▸ **WHAT IS REQUIRED**
Print exactly the lines from the first one down to the line that contains "/* ---------- data ---------- */", both included, and skip the pictures.

▸ **PROVIDED DATA**
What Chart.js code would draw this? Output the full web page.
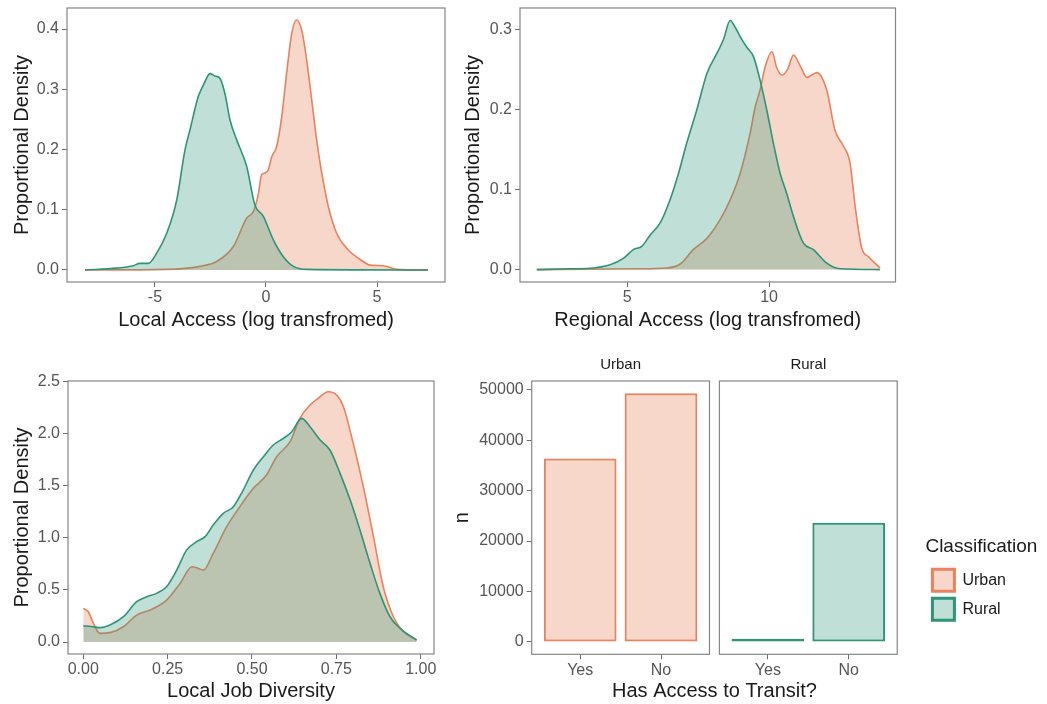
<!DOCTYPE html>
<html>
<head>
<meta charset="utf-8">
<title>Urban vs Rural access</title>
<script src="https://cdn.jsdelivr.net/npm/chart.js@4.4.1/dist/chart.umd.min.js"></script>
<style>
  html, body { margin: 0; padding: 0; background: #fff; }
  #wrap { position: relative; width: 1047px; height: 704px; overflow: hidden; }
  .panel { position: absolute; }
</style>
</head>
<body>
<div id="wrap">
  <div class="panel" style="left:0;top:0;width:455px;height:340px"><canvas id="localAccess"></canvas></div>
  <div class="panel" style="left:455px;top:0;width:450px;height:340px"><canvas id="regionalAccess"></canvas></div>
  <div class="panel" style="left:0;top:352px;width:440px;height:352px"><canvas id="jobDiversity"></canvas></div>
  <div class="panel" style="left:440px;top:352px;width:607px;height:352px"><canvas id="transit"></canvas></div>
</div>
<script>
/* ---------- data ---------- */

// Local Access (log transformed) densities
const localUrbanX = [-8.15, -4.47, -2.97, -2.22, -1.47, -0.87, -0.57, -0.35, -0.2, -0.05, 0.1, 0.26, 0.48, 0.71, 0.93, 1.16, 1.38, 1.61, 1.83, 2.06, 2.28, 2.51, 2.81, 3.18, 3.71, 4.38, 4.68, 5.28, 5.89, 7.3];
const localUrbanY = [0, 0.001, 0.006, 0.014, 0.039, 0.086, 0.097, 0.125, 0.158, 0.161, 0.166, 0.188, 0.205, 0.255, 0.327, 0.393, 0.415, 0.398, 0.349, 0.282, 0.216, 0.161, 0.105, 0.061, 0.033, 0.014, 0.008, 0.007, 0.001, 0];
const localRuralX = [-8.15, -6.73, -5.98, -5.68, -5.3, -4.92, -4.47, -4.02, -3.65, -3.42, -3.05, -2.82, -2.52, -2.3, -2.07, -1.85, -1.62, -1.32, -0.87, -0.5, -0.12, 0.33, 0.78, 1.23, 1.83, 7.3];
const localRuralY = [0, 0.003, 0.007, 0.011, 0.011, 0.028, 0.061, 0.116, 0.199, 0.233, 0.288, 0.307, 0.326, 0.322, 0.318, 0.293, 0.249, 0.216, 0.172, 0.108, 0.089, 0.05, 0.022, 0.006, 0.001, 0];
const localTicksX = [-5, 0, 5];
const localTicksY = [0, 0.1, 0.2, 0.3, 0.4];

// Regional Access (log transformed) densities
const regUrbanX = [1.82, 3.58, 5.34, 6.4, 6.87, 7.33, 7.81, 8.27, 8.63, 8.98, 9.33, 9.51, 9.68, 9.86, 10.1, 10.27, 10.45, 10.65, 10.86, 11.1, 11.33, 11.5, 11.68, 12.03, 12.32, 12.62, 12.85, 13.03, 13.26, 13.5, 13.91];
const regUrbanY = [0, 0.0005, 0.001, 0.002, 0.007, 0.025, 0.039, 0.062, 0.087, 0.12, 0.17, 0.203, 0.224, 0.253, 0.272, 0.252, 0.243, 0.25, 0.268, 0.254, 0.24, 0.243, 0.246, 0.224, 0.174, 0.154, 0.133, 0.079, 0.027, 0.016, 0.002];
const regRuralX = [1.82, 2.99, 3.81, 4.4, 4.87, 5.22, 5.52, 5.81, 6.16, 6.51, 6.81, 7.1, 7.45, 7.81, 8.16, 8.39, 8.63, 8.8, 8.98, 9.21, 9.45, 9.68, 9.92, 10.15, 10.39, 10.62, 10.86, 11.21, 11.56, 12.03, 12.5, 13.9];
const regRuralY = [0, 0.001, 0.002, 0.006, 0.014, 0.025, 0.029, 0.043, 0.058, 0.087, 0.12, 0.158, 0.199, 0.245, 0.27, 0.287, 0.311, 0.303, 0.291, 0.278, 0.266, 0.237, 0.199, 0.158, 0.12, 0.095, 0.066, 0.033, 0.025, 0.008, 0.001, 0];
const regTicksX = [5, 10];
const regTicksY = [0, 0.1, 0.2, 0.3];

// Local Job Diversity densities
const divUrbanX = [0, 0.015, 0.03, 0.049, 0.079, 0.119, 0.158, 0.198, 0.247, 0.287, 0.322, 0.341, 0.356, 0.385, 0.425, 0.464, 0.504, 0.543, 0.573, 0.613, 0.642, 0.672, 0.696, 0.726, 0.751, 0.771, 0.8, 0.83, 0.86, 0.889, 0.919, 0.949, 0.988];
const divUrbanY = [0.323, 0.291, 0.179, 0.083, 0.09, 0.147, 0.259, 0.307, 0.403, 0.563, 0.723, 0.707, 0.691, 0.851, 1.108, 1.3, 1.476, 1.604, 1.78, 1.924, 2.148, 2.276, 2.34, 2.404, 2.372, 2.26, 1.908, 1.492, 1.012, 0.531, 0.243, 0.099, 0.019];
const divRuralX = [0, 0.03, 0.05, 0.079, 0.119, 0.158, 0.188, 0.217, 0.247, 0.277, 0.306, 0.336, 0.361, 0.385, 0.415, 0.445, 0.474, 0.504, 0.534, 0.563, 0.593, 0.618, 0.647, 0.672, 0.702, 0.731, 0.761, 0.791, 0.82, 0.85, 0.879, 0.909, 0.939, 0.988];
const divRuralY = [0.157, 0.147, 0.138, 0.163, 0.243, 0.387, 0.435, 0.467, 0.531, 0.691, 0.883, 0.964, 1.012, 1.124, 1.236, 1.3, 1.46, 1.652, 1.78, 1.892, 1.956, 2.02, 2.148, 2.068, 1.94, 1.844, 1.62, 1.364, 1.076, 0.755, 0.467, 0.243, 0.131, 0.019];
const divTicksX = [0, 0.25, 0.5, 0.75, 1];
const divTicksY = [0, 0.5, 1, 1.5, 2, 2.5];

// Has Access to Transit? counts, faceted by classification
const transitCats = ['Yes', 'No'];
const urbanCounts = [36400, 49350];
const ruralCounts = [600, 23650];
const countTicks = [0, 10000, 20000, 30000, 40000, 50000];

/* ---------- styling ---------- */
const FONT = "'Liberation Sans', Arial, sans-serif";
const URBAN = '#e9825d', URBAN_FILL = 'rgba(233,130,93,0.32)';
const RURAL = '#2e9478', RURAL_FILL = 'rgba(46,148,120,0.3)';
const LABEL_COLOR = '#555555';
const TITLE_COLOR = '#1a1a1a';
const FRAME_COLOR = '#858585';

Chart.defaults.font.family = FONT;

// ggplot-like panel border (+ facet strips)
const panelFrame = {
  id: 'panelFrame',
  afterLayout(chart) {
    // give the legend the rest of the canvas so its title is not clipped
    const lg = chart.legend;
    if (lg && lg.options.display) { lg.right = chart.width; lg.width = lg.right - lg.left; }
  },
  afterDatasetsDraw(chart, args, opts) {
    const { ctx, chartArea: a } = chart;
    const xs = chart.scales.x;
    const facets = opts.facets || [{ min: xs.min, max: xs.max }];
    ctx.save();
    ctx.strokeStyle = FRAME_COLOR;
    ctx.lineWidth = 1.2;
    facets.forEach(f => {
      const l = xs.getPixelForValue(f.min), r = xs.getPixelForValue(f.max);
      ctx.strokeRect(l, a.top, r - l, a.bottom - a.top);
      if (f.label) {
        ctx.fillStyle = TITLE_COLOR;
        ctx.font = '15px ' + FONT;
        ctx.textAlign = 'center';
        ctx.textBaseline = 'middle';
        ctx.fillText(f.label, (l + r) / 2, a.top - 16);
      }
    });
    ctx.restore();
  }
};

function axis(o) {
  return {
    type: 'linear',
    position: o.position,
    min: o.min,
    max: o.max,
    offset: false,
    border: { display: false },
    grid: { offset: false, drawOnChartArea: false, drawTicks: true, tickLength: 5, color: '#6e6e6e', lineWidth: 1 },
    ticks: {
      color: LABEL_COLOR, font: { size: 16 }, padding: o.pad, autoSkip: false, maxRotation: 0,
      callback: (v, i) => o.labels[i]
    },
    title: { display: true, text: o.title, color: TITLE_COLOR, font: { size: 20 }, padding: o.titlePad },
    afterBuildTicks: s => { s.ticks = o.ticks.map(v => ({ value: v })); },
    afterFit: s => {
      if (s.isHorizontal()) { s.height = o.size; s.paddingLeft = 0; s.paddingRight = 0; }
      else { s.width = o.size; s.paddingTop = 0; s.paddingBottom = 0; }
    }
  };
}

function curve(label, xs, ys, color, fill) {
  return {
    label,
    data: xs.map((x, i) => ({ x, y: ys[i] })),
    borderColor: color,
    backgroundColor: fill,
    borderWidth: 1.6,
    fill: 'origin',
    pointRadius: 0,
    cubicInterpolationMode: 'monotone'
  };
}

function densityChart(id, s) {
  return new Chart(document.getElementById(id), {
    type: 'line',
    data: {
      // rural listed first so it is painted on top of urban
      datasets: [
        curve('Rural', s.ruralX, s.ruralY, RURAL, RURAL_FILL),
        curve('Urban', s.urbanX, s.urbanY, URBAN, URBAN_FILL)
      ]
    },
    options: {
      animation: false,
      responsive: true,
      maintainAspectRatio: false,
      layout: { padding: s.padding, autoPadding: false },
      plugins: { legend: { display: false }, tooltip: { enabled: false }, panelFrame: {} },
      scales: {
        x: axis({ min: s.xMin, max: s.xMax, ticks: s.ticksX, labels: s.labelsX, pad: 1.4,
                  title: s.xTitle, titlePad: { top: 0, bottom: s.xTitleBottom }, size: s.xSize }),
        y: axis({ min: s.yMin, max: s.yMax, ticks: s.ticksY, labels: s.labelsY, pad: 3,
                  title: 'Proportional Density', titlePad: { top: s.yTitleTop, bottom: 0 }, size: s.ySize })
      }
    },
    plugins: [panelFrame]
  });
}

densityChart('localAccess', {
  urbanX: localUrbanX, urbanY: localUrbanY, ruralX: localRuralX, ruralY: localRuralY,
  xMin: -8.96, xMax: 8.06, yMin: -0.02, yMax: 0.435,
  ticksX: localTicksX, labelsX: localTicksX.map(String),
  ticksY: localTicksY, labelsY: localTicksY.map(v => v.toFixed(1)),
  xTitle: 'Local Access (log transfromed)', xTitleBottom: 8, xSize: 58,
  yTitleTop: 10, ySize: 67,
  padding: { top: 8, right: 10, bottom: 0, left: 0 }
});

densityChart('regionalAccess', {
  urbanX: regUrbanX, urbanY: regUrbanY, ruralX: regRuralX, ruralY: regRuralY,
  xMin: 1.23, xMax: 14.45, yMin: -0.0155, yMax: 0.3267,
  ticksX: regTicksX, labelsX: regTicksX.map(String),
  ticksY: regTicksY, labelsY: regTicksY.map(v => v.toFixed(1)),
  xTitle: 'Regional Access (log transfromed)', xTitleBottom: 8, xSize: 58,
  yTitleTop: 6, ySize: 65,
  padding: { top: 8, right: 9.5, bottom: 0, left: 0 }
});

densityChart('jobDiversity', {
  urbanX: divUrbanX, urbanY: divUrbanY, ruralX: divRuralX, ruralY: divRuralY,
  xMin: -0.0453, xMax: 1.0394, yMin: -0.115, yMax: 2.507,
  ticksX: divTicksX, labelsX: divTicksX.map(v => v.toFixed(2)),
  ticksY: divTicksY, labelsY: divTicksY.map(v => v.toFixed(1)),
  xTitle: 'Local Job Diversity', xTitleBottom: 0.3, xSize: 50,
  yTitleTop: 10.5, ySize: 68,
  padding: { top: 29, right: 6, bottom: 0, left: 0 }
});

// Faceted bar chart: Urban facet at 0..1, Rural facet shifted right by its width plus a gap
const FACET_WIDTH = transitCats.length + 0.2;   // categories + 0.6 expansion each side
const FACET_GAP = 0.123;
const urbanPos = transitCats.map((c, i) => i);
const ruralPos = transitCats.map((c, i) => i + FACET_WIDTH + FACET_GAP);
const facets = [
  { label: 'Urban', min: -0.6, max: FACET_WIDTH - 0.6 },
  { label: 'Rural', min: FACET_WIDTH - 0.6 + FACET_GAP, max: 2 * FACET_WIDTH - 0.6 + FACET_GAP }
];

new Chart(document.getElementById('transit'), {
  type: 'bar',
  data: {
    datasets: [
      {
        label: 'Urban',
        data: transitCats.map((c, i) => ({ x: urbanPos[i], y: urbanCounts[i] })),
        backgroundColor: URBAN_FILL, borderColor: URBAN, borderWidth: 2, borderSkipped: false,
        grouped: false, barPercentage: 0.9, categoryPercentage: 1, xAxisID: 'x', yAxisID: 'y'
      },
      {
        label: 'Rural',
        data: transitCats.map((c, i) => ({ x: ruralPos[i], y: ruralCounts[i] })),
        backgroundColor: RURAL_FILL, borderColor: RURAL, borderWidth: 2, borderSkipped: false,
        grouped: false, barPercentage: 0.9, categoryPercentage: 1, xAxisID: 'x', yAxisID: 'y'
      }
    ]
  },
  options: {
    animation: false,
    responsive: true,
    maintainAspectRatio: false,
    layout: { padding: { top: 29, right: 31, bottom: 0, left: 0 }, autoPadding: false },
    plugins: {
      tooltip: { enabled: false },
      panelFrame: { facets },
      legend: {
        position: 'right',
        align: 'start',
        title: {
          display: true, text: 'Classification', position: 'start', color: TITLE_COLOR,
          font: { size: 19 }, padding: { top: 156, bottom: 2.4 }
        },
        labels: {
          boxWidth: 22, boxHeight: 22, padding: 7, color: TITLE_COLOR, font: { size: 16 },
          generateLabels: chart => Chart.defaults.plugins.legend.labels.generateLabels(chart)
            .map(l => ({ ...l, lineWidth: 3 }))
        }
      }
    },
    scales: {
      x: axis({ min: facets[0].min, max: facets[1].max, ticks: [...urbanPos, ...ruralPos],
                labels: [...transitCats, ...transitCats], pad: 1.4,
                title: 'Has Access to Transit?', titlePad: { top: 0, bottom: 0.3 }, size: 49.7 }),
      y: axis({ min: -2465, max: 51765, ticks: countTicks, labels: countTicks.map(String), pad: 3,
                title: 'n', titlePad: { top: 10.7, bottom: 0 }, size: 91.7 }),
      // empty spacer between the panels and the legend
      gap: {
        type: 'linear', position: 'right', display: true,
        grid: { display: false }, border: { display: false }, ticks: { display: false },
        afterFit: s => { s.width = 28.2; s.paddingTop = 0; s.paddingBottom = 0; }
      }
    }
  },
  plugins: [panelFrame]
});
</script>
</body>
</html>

▸ **FINISHED ANSWER**
What Chart.js code would draw this? Output the full web page.
<!DOCTYPE html>
<html>
<head>
<meta charset="utf-8">
<title>Urban vs Rural access</title>
<script src="https://cdn.jsdelivr.net/npm/chart.js@4.4.1/dist/chart.umd.min.js"></script>
<style>
  html, body { margin: 0; padding: 0; background: #fff; }
  #wrap { position: relative; width: 1047px; height: 704px; overflow: hidden; }
  .panel { position: absolute; }
</style>
</head>
<body>
<div id="wrap">
  <div class="panel" style="left:0;top:0;width:455px;height:340px"><canvas id="localAccess"></canvas></div>
  <div class="panel" style="left:455px;top:0;width:450px;height:340px"><canvas id="regionalAccess"></canvas></div>
  <div class="panel" style="left:0;top:352px;width:440px;height:352px"><canvas id="jobDiversity"></canvas></div>
  <div class="panel" style="left:440px;top:352px;width:607px;height:352px"><canvas id="transit"></canvas></div>
</div>
<script>
/* ---------- data ---------- */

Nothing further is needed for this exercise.